• _Your goal_:
In the lines below, output everything from the first line through the line containing "for bank holidays</div>" exactly as it is. Pictures are not part of the output.

-- Available data start --

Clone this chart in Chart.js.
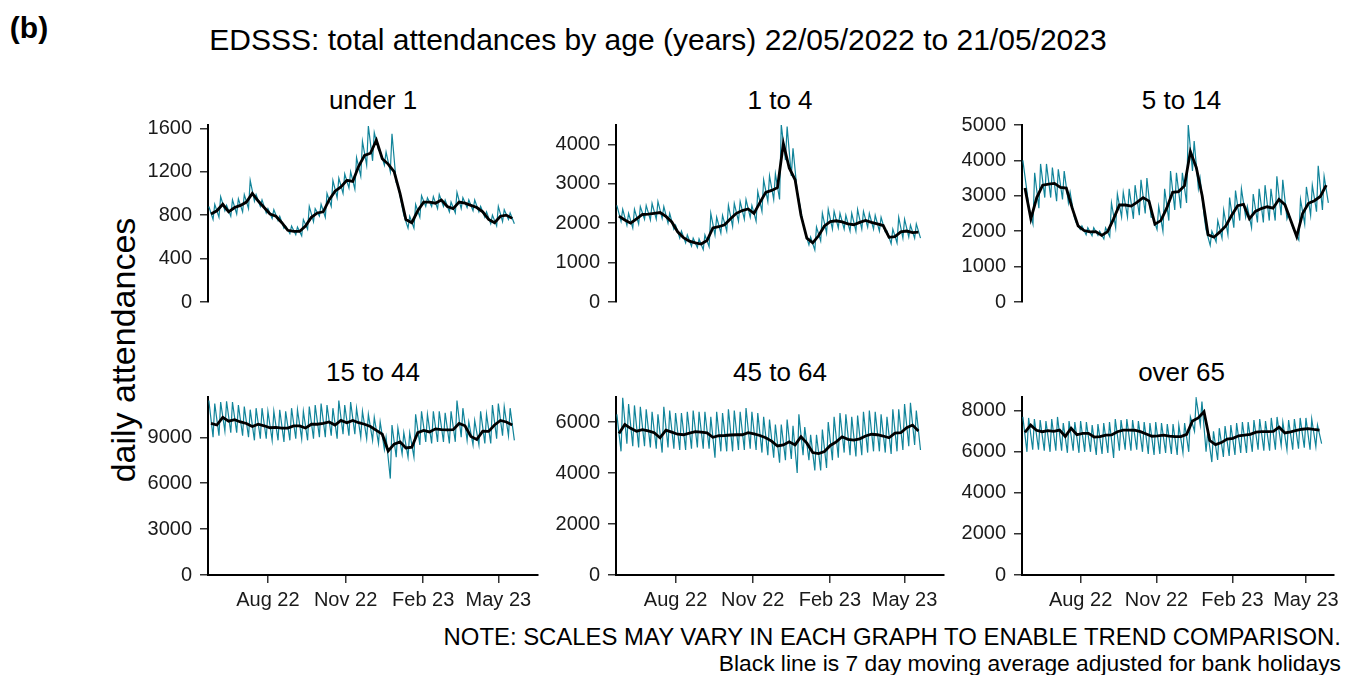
<!DOCTYPE html>
<html>
<head>
<meta charset="utf-8">
<title>EDSSS attendances by age</title>
<script src="https://cdn.jsdelivr.net/npm/chart.js@4.4.1/dist/chart.umd.min.js"></script>
<style>
  body { margin: 0; background: #fff; width: 1346px; height: 675px; position: relative; overflow: hidden;
         font-family: "Liberation Sans", Arial, sans-serif; color: #000; }
  .lbl { position: absolute; white-space: nowrap; line-height: 1; transform: translate(-50%, -50%); }
  .note { position: absolute; right: 5px; white-space: nowrap; line-height: 1; transform: translateY(-50%); }
  canvas { position: absolute; }
</style>
</head>
<body>
<div class="lbl" style="left:29px;top:28px;font-size:30px;font-weight:bold">(b)</div>
<div class="lbl" style="left:658px;top:40px;font-size:30px">EDSSS: total attendances by age (years) 22/05/2022 to 21/05/2023</div>
<div class="lbl" style="left:123px;top:350px;font-size:34px;transform:translate(-50%,-50%) rotate(-90deg)">daily attendances</div>
<div class="note" style="top:637px;font-size:23.9px">NOTE: SCALES MAY VARY IN EACH GRAPH TO ENABLE TREND COMPARISON.</div>
<div class="note" style="top:663px;font-size:22.8px">Black line is 7 day moving average adjusted for bank holidays</div>

<script>
// panels and axes
const panelTitles = ['under 1', '1 to 4', '5 to 14', '15 to 44', '45 to 64', 'over 65'];
const xTickDays = [71, 163, 255, 344];          // days since 22/05/2022
const xTickLabels = ['Aug 22', 'Nov 22', 'Feb 23', 'May 23'];
const yTicks = [
  [0, 400, 800, 1200, 1600],
  [0, 1000, 2000, 3000, 4000],
  [0, 1000, 2000, 3000, 4000, 5000],
  [0, 3000, 6000, 9000],
  [0, 2000, 4000, 6000],
  [0, 2000, 4000, 6000, 8000]
];
const yMax = [1630, 4490, 5000, 11630, 6980, 8670];

// weekly readings: 7 day average (mid week), daily high (Monday) and low (Saturday)
const under1Avg = [810, 840, 900, 830, 870, 890, 920, 1000, 930, 870, 810, 790, 730, 660, 650, 650, 700, 780, 820, 830, 940, 1020, 1060, 1120, 1110, 1250, 1350, 1370, 1490, 1320, 1270, 1200, 1000, 760, 730, 840, 920, 920, 910, 940, 880, 860, 920, 910, 890, 870, 830, 760, 730, 790, 800, 770];
const under1Hi = [880, 900, 970, 890, 940, 950, 990, 1120, 990, 940, 860, 850, 790, 700, 700, 690, 760, 880, 860, 900, 1000, 1120, 1140, 1180, 1200, 1330, 1480, 1620, 1560, 1390, 1380, 1550, 1080, 800, 790, 900, 980, 960, 970, 990, 940, 920, 1010, 960, 940, 940, 880, 830, 800, 880, 850, 820];
const under1Lo = [760, 780, 840, 790, 810, 830, 860, 930, 880, 820, 770, 750, 680, 630, 620, 610, 670, 740, 790, 780, 880, 960, 1000, 1050, 1040, 1160, 1260, 1300, 1400, 1260, 1200, 1100, 880, 680, 680, 780, 880, 880, 860, 880, 830, 820, 860, 870, 840, 830, 780, 720, 700, 740, 760, 720];

const age1to4Avg = [2180, 2080, 2000, 2110, 2220, 2230, 2250, 2270, 2170, 2030, 1780, 1630, 1545, 1500, 1470, 1560, 1880, 1910, 1960, 2110, 2250, 2320, 2360, 2250, 2520, 2780, 2830, 2900, 4020, 3400, 3100, 2200, 1620, 1500, 1680, 1930, 2040, 2060, 2030, 1980, 1960, 2020, 2070, 2020, 1980, 1940, 1640, 1660, 1780, 1800, 1760, 1770];
const age1to4Hi = [2450, 2350, 2250, 2350, 2420, 2450, 2500, 2550, 2420, 2250, 1950, 1800, 1700, 1620, 1600, 1700, 2250, 2150, 2200, 2450, 2500, 2550, 2600, 2450, 2800, 3100, 3200, 3250, 4500, 4450, 3900, 2600, 1800, 1650, 1900, 2250, 2350, 2300, 2250, 2200, 2250, 2350, 2300, 2250, 2200, 2150, 1800, 1850, 2150, 2100, 1950, 1980];
const age1to4Lo = [2050, 1950, 1880, 1980, 2100, 2080, 2100, 2120, 2000, 1850, 1620, 1500, 1420, 1380, 1330, 1400, 1700, 1750, 1800, 1920, 2050, 2100, 2150, 2050, 2300, 2550, 2600, 2600, 3600, 3200, 2800, 2000, 1450, 1320, 1550, 1750, 1850, 1880, 1850, 1800, 1800, 1850, 1900, 1850, 1800, 1780, 1480, 1500, 1620, 1650, 1620, 1620];

const age5to14Avg = [3220, 2350, 2950, 3300, 3330, 3350, 3240, 3220, 2650, 2150, 2020, 1980, 1990, 1880, 1990, 2350, 2740, 2740, 2710, 2820, 2950, 2850, 2200, 2300, 2650, 3100, 3120, 3280, 4250, 3800, 3000, 1900, 1830, 1980, 2150, 2450, 2720, 2760, 2350, 2560, 2640, 2690, 2650, 2900, 2750, 2300, 1850, 2500, 2790, 2860, 2980, 3300];
const age5to14Hi = [4000, 2700, 3650, 3900, 3900, 3800, 3750, 3700, 3100, 2250, 2150, 2100, 2100, 2000, 2100, 2800, 3050, 3100, 3200, 3300, 3450, 3500, 2400, 2700, 3200, 3700, 3650, 3650, 5000, 4550, 3500, 2050, 2000, 2300, 2600, 2950, 3150, 3200, 2700, 3050, 3200, 3300, 3200, 3550, 3450, 2500, 2000, 2900, 3250, 3300, 3850, 3550];
const age5to14Lo = [3100, 2200, 2650, 2950, 2950, 2850, 2900, 2800, 2400, 2050, 1900, 1870, 1880, 1780, 1850, 2100, 2400, 2400, 2350, 2450, 2500, 2400, 2050, 2000, 2300, 2600, 2650, 2800, 3700, 3200, 2400, 1600, 1700, 1800, 1900, 2100, 2300, 2400, 2100, 2250, 2250, 2300, 2300, 2450, 2350, 2100, 1750, 2200, 2450, 2550, 2600, 2800];

const age15to44Avg = [9900, 9800, 10300, 10050, 10150, 10000, 9900, 9700, 9850, 9750, 9620, 9650, 9600, 9600, 9740, 9740, 9600, 9850, 9850, 9900, 10000, 9800, 10100, 9950, 10100, 9950, 9850, 9700, 9450, 9200, 8100, 8550, 8700, 8300, 8350, 9300, 9450, 9350, 9550, 9500, 9480, 9500, 9900, 9750, 9050, 8850, 9400, 9380, 9800, 10100, 10000, 9800];
const age15to44Hi = [11400, 11200, 11300, 11350, 11300, 11100, 11000, 10800, 10900, 10900, 10700, 10700, 10800, 10700, 10900, 10800, 10700, 11000, 11100, 11200, 11100, 10900, 11400, 11100, 11300, 10900, 10700, 10500, 10300, 10000, 9000, 9800, 9600, 9300, 9300, 10500, 10700, 10500, 10700, 10700, 10600, 10700, 11400, 10900, 10000, 10100, 10700, 10500, 11100, 11200, 11000, 10900];
const age15to44Lo = [9000, 9100, 9400, 9300, 9300, 9100, 9000, 8800, 8900, 8900, 8800, 8800, 8700, 8800, 8900, 8900, 8800, 8900, 9000, 9000, 9100, 8900, 9200, 9100, 9200, 9000, 8900, 8800, 8600, 8200, 6300, 7700, 7900, 7700, 7700, 8500, 8700, 8600, 8700, 8700, 8600, 8700, 9000, 8800, 8500, 8500, 8600, 8600, 8900, 9100, 9100, 8800];

const age45to64Avg = [5550, 5900, 5750, 5640, 5700, 5650, 5580, 5380, 5680, 5600, 5520, 5500, 5560, 5620, 5600, 5570, 5400, 5460, 5470, 5490, 5500, 5500, 5580, 5530, 5470, 5380, 5250, 5060, 5100, 5220, 5100, 5420, 5170, 4800, 4760, 4840, 5080, 5220, 5420, 5320, 5290, 5340, 5450, 5520, 5500, 5450, 5380, 5560, 5580, 5780, 5880, 5650];
const age45to64Hi = [6300, 6950, 6700, 6650, 6600, 6500, 6400, 6300, 6600, 6450, 6350, 6350, 6400, 6450, 6400, 6400, 6200, 6400, 6350, 6500, 6450, 6400, 6550, 6400, 6350, 6200, 6100, 5900, 5900, 6100, 5850, 6300, 5800, 5500, 5500, 5700, 6000, 6200, 6350, 6300, 6200, 6250, 6400, 6450, 6400, 6300, 6200, 6500, 6500, 6700, 6750, 6450];
const age45to64Lo = [4850, 5150, 5050, 5000, 5050, 5000, 4950, 4800, 5000, 4950, 4900, 4900, 4950, 5000, 4950, 4950, 4600, 4850, 4850, 4850, 4900, 4900, 4950, 4900, 4800, 4700, 4600, 4400, 4500, 4550, 4000, 4700, 4500, 4100, 4100, 4200, 4500, 4600, 4800, 4700, 4650, 4700, 4800, 4850, 4850, 4800, 4750, 4850, 4900, 5050, 5100, 4900];

const over65Avg = [6950, 7300, 7050, 6980, 7030, 7000, 7060, 6750, 7150, 6830, 6900, 6900, 6720, 6740, 6810, 6820, 6980, 7060, 7060, 7050, 6980, 6870, 6760, 6780, 6810, 6760, 6740, 6740, 6850, 7500, 7650, 7950, 6550, 6350, 6450, 6620, 6660, 6780, 6810, 6850, 6960, 6980, 6980, 6990, 7200, 6920, 6970, 7040, 7100, 7130, 7090, 7060];
const over65Hi = [7700, 7650, 7600, 7550, 7500, 7600, 7700, 7400, 7500, 7450, 7500, 7450, 7300, 7350, 7400, 7450, 7600, 7550, 7600, 7550, 7500, 7450, 7400, 7450, 7400, 7350, 7350, 7300, 7400, 7700, 8600, 8450, 6950, 7000, 7150, 7250, 7300, 7400, 7450, 7450, 7550, 7600, 7500, 7650, 7700, 7450, 7550, 7600, 7650, 7650, 7600, 7300];
const over65Lo = [6000, 6100, 6100, 6050, 6000, 6050, 6050, 5950, 6050, 5950, 6000, 6000, 5850, 5900, 5950, 5700, 6050, 6100, 6050, 6100, 6000, 5900, 5850, 5900, 5950, 5900, 5850, 5950, 6000, 7000, 7300, 6000, 5500, 5600, 5750, 5800, 5850, 5950, 5950, 6000, 6100, 6050, 6050, 6100, 6300, 6100, 6100, 6150, 6200, 6100, 6250, 6400];

const panels = [
  [under1Avg, under1Hi, under1Lo],
  [age1to4Avg, age1to4Hi, age1to4Lo],
  [age5to14Avg, age5to14Hi, age5to14Lo],
  [age15to44Avg, age15to44Hi, age15to44Lo],
  [age45to64Avg, age45to64Hi, age45to64Lo],
  [over65Avg, over65Hi, over65Lo]
];

// layout of the plotting areas (page pixels)
const colLeft = [208, 616, 1022];
const colRight = [538, 944, 1341];
const colDays = [391, 391, 378];
const rowTop = [125, 397];
const rowBottom = [302, 575];

const teal = '#11849a';
const fontFamily = "'Liberation Sans', Arial, sans-serif";

function avgPoints(vals) {
  return vals.map((v, i) => ({ x: 7 * i + 3.5, y: v }));
}
function dailyPoints(hi, lo) {
  const pts = [];
  hi.forEach((v, i) => {
    pts.push({ x: 7 * i + 1, y: v });
    pts.push({ x: 7 * i + 6, y: lo[i] });
  });
  return pts;
}

panels.forEach((p, k) => {
  const col = k % 3, row = Math.floor(k / 3);
  const L = colLeft[col], R = colRight[col], T = rowTop[row], B = rowBottom[row];
  const showX = row === 1;
  const axW = 80, padT = 24, padR = 3, xH = 42, padB = 24;
  const w = R - L + axW + padR;
  const h = B - T + padT + (showX ? xH : padB);

  const title = document.createElement('div');
  title.className = 'lbl';
  title.style.left = ((L + R) / 2) + 'px';
  title.style.top = (T - 25) + 'px';
  title.style.fontSize = '26px';
  title.textContent = panelTitles[k];
  document.body.appendChild(title);

  const cv = document.createElement('canvas');
  cv.width = w; cv.height = h;
  cv.style.left = (L - axW) + 'px';
  cv.style.top = (T - padT) + 'px';
  cv.style.width = w + 'px';
  cv.style.height = h + 'px';
  document.body.appendChild(cv);

  const xScale = {
    type: 'linear',
    display: showX,
    min: 0,
    max: colDays[col],
    afterBuildTicks: s => { s.ticks = xTickDays.map(v => ({ value: v })); },
    ticks: {
      autoSkip: false, maxRotation: 0, padding: 5,
      color: '#1a1a1a', font: { family: fontFamily, size: 20 },
      callback: v => xTickLabels[xTickDays.indexOf(v)]
    },
    grid: { drawOnChartArea: false, drawTicks: true, tickLength: 8, color: '#333', lineWidth: 1.5 },
    border: { display: true, color: '#000', width: 2 }
  };
  if (showX) xScale.afterFit = s => { s.height = xH; };

  new Chart(cv, {
    type: 'line',
    data: {
      datasets: [
        { data: avgPoints(p[0]), borderColor: '#000', borderWidth: 2.8, pointRadius: 0, tension: 0, order: 0 },
        { data: dailyPoints(p[1], p[2]), borderColor: teal, borderWidth: 1.2, pointRadius: 0, tension: 0, order: 1 }
      ]
    },
    options: {
      responsive: false,
      animation: false,
      devicePixelRatio: 1,
      events: [],
      layout: { padding: { top: padT, right: padR, bottom: showX ? 0 : padB, left: 0 } },
      plugins: { legend: { display: false }, tooltip: { enabled: false } },
      scales: {
        x: xScale,
        y: {
          min: 0,
          max: yMax[k],
          afterBuildTicks: s => { s.ticks = yTicks[k].map(v => ({ value: v })); },
          afterFit: s => { s.width = axW; },
          ticks: {
            padding: 8, color: '#1a1a1a', font: { family: fontFamily, size: 20 },
            callback: v => String(v)
          },
          grid: { drawOnChartArea: false, drawTicks: true, tickLength: 8, color: '#333', lineWidth: 1.5 },
          border: { display: true, color: '#000', width: 2 }
        }
      }
    }
  });
});
</script>
</body>
</html>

-- Available data end --

• _Answer_:
Clone this chart in Chart.js.
<!DOCTYPE html>
<html>
<head>
<meta charset="utf-8">
<title>EDSSS attendances by age</title>
<script src="https://cdn.jsdelivr.net/npm/chart.js@4.4.1/dist/chart.umd.min.js"></script>
<style>
  body { margin: 0; background: #fff; width: 1346px; height: 675px; position: relative; overflow: hidden;
         font-family: "Liberation Sans", Arial, sans-serif; color: #000; }
  .lbl { position: absolute; white-space: nowrap; line-height: 1; transform: translate(-50%, -50%); }
  .note { position: absolute; right: 5px; white-space: nowrap; line-height: 1; transform: translateY(-50%); }
  canvas { position: absolute; }
</style>
</head>
<body>
<div class="lbl" style="left:29px;top:28px;font-size:30px;font-weight:bold">(b)</div>
<div class="lbl" style="left:658px;top:40px;font-size:30px">EDSSS: total attendances by age (years) 22/05/2022 to 21/05/2023</div>
<div class="lbl" style="left:123px;top:350px;font-size:34px;transform:translate(-50%,-50%) rotate(-90deg)">daily attendances</div>
<div class="note" style="top:637px;font-size:23.9px">NOTE: SCALES MAY VARY IN EACH GRAPH TO ENABLE TREND COMPARISON.</div>
<div class="note" style="top:663px;font-size:22.8px">Black line is 7 day moving average adjusted for bank holidays</div>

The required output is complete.